Requirement:
Whenever a line contains the string "page", copy it out of the entries.
----------
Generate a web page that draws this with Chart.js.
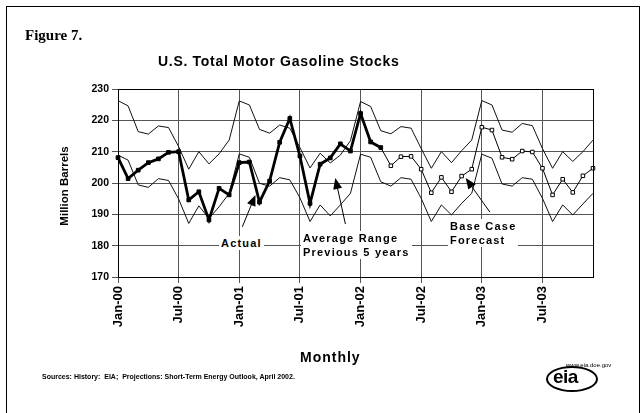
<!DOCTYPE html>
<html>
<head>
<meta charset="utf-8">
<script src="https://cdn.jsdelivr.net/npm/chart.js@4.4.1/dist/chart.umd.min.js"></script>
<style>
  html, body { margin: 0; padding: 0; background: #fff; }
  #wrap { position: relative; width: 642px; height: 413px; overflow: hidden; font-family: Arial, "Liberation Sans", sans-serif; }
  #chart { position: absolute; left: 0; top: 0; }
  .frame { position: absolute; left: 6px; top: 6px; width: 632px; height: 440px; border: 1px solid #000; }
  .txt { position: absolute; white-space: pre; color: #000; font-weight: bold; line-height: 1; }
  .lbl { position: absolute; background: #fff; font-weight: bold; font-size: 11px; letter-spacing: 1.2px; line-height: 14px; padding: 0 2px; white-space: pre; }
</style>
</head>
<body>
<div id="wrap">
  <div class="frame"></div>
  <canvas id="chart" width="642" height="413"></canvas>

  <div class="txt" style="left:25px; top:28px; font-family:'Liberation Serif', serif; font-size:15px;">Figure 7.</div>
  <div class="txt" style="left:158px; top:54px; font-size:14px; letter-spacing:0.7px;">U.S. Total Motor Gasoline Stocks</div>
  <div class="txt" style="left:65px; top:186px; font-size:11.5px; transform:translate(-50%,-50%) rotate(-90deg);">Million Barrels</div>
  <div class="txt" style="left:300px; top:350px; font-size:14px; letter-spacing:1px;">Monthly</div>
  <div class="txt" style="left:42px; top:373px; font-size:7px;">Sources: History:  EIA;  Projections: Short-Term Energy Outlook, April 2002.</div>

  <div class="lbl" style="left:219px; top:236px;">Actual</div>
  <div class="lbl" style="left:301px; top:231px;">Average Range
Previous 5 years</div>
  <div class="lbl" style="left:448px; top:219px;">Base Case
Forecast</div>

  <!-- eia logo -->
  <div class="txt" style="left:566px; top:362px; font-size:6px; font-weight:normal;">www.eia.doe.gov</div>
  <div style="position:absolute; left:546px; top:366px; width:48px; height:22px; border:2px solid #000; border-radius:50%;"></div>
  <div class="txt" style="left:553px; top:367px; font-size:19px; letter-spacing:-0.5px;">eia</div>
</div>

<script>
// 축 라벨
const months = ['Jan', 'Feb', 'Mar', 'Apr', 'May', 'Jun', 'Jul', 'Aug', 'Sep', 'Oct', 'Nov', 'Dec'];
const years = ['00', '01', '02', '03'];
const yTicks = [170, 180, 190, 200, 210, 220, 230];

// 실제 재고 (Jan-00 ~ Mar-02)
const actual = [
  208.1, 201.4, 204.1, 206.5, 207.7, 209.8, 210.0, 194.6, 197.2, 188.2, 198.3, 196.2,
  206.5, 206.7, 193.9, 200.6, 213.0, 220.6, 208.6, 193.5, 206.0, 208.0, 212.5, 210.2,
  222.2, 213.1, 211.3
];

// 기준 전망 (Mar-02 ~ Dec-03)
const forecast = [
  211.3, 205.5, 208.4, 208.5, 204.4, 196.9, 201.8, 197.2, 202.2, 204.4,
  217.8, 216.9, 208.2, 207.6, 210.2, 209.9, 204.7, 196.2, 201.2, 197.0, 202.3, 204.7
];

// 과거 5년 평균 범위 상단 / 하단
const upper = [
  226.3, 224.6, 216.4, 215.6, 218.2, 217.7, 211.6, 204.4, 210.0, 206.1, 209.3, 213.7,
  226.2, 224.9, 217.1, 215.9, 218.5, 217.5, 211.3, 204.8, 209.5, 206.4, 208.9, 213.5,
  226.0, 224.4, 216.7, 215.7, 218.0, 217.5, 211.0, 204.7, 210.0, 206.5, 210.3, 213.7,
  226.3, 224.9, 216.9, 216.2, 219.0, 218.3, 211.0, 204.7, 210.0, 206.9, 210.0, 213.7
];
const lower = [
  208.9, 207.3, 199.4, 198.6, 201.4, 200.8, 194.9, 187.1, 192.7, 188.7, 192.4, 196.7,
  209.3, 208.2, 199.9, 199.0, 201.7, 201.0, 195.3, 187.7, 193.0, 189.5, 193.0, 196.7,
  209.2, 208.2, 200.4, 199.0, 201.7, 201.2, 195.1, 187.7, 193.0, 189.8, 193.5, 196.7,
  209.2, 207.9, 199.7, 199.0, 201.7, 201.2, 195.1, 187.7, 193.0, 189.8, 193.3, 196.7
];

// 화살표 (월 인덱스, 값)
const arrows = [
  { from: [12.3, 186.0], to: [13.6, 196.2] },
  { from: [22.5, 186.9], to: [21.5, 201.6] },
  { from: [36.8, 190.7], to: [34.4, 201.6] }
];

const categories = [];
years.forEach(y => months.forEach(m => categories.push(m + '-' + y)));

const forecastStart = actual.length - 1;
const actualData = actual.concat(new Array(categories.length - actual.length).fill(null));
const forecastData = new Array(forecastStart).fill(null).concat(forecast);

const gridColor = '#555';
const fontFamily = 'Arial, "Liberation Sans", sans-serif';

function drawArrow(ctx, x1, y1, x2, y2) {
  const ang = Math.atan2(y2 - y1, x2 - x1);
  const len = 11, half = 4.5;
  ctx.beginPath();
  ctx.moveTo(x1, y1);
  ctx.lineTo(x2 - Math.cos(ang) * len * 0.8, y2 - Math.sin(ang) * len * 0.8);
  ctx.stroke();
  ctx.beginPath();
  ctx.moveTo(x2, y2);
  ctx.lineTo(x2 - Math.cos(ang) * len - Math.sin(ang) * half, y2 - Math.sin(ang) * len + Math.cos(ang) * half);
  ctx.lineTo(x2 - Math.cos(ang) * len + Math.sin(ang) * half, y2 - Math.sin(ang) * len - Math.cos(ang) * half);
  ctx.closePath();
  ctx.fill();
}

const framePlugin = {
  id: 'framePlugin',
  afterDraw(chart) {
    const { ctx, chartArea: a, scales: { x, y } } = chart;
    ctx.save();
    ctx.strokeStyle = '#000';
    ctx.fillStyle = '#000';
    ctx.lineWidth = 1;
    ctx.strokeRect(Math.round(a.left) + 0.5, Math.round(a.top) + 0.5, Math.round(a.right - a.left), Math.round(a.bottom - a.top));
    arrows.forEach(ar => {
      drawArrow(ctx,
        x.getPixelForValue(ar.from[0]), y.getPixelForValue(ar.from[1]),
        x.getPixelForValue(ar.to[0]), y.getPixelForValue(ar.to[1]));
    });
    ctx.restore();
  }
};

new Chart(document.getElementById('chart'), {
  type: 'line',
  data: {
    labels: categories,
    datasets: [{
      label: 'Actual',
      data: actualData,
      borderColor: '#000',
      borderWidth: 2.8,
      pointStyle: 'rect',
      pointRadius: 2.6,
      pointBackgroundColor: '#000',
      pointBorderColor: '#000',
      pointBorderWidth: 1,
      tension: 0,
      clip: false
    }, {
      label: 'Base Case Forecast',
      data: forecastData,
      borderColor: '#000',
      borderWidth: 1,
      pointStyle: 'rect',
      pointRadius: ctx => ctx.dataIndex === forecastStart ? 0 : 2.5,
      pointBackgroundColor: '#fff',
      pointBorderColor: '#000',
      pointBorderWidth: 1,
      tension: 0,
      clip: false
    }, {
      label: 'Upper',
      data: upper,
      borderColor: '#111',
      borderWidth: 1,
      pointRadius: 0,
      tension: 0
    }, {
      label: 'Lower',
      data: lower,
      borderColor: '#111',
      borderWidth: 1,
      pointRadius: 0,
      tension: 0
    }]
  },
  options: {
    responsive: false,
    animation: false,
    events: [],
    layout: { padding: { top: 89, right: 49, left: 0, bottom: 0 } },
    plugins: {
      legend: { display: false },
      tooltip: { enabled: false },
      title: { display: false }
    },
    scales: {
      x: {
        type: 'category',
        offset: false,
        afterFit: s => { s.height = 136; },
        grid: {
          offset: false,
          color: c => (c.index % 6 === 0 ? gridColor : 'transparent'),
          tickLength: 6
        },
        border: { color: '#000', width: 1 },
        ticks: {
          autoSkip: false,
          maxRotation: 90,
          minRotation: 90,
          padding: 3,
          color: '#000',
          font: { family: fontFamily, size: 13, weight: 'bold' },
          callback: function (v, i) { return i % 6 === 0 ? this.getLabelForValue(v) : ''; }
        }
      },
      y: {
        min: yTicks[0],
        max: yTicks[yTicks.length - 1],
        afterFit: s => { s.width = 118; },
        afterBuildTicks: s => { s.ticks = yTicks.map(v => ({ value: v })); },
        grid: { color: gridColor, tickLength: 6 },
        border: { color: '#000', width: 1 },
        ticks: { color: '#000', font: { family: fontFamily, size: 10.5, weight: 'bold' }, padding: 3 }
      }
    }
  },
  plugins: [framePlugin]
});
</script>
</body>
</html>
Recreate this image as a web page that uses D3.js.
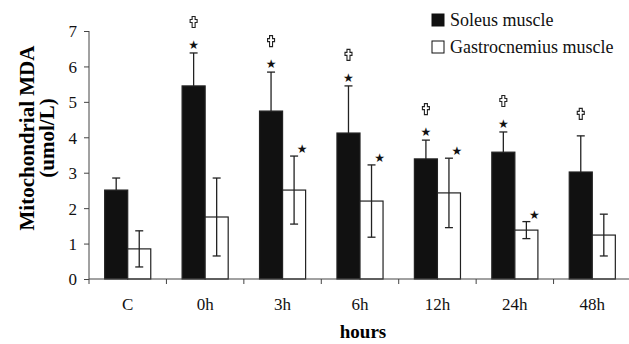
----------
Full solution:
Generate a web page that draws this with Chart.js.
Recreate this image as a web page that uses D3.js.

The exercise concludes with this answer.